Running on the treadmill is a lot different than running outside. For one thing, you need to pay attention when you’re outside and always be aware of your surroundings. I love zoning out when I’m on the treadmill, but that just doesn’t fly when running outside. You need to always pay attention and be aware of cars, bikes, dogs, other runners, cracks in the sidewalk, branches or rocks on the trails, and numerous other potential hazards. Always stay alert and make sure someone knows where you’re running and when you’ll be back, if you’re running alone.In addition to safety concerns, running outside can be physically tougher than treadmill running. You use slightly different muscles when running outside so, if you did mostly treadmill running over the winter, you may experience some soreness, especially in your lower legs.

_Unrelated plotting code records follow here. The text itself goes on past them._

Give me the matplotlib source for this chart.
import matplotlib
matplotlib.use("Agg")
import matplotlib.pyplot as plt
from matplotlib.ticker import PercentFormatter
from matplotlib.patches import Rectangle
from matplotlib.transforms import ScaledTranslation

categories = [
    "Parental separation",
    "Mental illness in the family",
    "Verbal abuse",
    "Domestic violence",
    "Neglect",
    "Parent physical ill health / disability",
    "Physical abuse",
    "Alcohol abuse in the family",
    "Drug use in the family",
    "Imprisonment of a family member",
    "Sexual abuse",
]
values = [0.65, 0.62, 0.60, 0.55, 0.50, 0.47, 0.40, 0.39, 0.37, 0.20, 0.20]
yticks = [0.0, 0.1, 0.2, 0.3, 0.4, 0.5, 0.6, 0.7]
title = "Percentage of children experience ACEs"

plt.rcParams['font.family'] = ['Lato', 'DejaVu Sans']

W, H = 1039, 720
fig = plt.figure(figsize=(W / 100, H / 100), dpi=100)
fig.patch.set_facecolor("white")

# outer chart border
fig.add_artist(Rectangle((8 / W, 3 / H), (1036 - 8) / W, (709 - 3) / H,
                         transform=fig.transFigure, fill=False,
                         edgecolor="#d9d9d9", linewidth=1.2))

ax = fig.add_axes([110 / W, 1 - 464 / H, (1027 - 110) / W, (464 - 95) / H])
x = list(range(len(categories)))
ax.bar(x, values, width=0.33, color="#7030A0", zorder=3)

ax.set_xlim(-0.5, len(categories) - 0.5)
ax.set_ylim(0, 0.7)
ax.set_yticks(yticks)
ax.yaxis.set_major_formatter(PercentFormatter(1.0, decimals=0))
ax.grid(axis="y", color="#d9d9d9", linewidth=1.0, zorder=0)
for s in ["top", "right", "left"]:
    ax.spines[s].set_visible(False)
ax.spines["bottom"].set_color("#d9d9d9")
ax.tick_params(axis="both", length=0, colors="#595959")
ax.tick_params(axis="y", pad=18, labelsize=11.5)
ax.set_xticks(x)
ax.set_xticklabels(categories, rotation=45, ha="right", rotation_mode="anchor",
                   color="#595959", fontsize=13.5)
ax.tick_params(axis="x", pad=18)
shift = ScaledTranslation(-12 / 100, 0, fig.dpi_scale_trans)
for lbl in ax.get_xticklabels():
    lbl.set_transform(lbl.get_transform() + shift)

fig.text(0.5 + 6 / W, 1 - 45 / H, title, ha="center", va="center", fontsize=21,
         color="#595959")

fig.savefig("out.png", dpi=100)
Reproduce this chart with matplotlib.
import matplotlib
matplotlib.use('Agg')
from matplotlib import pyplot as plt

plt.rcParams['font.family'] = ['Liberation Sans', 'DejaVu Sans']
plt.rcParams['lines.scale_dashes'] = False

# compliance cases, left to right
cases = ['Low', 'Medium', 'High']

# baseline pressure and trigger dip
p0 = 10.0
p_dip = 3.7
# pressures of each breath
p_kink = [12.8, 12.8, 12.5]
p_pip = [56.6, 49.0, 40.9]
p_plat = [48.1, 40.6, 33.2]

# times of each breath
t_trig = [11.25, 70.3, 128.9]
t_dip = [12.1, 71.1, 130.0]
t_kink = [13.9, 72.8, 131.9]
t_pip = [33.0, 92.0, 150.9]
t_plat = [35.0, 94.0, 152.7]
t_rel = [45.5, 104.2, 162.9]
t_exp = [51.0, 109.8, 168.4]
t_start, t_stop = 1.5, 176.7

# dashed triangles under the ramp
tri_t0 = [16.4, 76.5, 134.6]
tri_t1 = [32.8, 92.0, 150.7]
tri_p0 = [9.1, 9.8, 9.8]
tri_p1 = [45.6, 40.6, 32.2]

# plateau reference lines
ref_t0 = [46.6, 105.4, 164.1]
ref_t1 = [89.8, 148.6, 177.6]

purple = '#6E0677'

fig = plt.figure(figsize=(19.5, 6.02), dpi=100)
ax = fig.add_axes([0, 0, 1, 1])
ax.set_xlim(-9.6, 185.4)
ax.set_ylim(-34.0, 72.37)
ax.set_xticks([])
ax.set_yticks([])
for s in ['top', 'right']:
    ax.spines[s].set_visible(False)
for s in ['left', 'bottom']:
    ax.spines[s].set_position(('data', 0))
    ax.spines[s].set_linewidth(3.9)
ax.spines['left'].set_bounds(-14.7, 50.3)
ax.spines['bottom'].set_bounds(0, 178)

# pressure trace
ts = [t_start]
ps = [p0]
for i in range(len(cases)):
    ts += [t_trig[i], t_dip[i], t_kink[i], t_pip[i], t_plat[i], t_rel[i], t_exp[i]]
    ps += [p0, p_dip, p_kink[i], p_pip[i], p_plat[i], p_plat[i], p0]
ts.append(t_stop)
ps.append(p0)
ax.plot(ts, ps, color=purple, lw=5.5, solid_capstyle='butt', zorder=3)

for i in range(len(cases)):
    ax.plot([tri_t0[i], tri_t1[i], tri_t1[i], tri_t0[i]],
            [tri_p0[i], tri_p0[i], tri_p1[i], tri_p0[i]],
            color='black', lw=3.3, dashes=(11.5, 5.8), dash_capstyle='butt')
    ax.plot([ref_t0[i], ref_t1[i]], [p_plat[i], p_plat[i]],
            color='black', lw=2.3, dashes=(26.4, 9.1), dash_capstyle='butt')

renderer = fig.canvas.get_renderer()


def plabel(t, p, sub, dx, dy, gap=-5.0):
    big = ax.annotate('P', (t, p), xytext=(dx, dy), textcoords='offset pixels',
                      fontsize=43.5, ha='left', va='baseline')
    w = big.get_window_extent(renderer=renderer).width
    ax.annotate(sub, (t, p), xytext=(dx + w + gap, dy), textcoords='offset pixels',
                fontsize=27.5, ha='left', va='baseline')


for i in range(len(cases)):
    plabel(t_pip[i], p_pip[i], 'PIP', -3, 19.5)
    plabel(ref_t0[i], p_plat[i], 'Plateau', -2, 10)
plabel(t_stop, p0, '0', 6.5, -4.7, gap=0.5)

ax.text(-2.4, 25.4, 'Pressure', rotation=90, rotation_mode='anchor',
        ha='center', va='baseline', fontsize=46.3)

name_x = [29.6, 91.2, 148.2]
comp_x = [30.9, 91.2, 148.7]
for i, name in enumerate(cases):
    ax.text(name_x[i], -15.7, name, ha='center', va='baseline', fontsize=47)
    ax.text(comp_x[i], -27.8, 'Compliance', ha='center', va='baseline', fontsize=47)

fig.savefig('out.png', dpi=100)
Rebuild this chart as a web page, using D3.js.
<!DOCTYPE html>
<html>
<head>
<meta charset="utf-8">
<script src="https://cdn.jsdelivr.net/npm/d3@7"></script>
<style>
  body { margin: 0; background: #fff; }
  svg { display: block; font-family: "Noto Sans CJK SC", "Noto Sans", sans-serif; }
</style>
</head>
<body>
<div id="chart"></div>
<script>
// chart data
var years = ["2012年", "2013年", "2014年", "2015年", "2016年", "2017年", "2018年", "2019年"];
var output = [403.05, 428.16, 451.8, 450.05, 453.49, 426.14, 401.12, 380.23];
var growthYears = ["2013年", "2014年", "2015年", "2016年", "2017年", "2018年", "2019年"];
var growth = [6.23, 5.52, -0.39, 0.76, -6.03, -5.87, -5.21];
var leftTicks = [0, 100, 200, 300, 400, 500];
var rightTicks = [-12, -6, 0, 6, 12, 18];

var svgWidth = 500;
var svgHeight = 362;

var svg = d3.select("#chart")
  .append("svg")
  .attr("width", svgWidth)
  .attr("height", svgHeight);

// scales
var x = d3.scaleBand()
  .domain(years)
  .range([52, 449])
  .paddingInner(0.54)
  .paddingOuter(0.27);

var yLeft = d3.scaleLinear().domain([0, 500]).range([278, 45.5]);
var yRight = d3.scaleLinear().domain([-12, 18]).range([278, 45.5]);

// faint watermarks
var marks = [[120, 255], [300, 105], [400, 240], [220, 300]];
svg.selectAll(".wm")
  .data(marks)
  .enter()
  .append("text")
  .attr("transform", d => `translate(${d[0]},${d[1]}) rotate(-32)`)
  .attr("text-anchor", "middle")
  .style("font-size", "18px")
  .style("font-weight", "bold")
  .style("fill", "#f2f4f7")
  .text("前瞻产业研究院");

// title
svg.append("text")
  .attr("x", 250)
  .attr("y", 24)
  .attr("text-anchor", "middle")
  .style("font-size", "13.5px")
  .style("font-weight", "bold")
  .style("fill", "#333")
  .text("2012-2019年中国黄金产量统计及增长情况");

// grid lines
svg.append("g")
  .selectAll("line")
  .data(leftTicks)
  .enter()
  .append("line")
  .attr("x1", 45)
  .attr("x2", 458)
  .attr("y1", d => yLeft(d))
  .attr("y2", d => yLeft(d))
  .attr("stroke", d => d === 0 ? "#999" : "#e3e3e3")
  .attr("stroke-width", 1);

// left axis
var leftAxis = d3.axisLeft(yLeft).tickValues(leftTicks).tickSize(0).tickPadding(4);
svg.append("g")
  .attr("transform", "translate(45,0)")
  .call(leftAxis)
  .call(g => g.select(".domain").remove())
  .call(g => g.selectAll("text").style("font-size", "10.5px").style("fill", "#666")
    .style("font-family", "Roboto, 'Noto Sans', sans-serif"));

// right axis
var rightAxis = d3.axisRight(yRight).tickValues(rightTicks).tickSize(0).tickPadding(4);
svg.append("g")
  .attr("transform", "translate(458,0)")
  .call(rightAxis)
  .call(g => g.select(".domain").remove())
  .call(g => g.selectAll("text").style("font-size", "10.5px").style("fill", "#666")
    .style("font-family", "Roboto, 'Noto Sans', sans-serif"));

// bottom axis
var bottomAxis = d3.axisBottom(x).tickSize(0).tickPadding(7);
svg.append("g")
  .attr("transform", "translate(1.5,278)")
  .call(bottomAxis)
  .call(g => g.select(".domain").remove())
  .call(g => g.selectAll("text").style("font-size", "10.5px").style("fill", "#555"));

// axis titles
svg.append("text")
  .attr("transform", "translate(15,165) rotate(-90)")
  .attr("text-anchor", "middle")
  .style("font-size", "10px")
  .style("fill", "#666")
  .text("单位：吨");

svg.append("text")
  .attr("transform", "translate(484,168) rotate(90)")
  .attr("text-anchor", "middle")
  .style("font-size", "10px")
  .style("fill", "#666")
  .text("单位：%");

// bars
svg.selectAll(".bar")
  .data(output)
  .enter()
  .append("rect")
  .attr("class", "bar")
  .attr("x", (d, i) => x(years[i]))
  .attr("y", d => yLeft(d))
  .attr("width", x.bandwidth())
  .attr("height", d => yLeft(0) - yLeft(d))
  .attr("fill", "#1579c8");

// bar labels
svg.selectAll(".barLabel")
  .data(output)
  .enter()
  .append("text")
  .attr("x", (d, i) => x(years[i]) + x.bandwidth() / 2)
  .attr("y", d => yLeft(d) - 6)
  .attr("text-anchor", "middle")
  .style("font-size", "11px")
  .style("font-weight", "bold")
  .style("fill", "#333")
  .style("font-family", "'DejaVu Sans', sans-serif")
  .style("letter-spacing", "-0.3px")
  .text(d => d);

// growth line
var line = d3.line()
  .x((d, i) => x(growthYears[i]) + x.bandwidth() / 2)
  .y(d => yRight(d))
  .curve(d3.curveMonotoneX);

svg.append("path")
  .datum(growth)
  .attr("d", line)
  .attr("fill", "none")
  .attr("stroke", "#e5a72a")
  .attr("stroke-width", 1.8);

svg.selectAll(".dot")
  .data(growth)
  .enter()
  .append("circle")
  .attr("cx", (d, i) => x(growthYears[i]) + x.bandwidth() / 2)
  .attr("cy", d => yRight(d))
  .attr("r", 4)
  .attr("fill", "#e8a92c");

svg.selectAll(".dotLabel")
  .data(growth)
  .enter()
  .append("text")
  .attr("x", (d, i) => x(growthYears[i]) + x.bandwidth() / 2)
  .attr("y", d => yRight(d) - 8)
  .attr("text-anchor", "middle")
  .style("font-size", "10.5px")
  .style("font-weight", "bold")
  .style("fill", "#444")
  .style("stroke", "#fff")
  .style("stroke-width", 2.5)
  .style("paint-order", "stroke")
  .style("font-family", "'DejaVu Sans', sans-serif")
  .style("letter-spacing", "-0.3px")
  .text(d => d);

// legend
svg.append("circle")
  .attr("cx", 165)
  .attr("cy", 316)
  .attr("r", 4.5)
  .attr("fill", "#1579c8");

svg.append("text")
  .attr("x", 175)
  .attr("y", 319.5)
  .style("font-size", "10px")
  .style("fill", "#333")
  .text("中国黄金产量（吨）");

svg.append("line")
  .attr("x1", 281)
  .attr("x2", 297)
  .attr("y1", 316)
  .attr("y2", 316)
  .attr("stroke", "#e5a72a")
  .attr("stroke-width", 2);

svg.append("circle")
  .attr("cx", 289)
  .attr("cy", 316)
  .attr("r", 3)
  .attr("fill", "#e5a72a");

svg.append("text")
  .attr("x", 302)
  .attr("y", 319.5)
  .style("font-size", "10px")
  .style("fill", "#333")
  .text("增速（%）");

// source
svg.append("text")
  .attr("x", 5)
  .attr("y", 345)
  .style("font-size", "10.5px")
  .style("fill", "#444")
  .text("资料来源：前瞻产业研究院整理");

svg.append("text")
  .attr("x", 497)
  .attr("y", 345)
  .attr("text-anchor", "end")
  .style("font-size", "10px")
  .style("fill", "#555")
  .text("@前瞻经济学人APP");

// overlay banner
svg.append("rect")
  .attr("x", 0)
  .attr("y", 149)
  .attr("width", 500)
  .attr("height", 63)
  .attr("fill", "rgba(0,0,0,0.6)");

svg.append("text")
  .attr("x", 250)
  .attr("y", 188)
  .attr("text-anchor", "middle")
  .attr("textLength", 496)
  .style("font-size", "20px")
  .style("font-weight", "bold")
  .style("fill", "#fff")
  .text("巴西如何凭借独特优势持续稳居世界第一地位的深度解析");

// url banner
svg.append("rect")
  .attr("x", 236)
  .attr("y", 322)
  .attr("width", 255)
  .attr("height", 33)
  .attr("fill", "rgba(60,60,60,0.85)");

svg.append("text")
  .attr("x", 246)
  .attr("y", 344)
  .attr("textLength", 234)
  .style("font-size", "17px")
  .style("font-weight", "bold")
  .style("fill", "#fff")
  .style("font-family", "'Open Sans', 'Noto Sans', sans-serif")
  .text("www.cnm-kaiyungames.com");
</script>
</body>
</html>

Do some toes raises and heel raises after your runs to help stretch and strengthen your calves.

4. Look ahead, don’t look back.

If you took some time off from running, you may be frustrated that you’ve lost some fitness over the winter. Don’t go there. It happens. Even professional runners take time off and have to re-build fitness. Don’t beat yourself up and put pressure on yourself to return to your previous level quickly. You’ll have plenty of time to train and make progress before the summer and fall racing season. Just enjoy running in beautiful weather as you work on building up your fitness level gradually and safely.

5. Enjoy the views.

One of my great pleasures of running outside in the spring is the fabulous views of nature. Although I frequently run on the same roads and trails, the scenery is constantly changing in the spring. I love noticing new flowers that seemed to have bloomed overnight. And, an added bonus: The bugs aren’t out yet!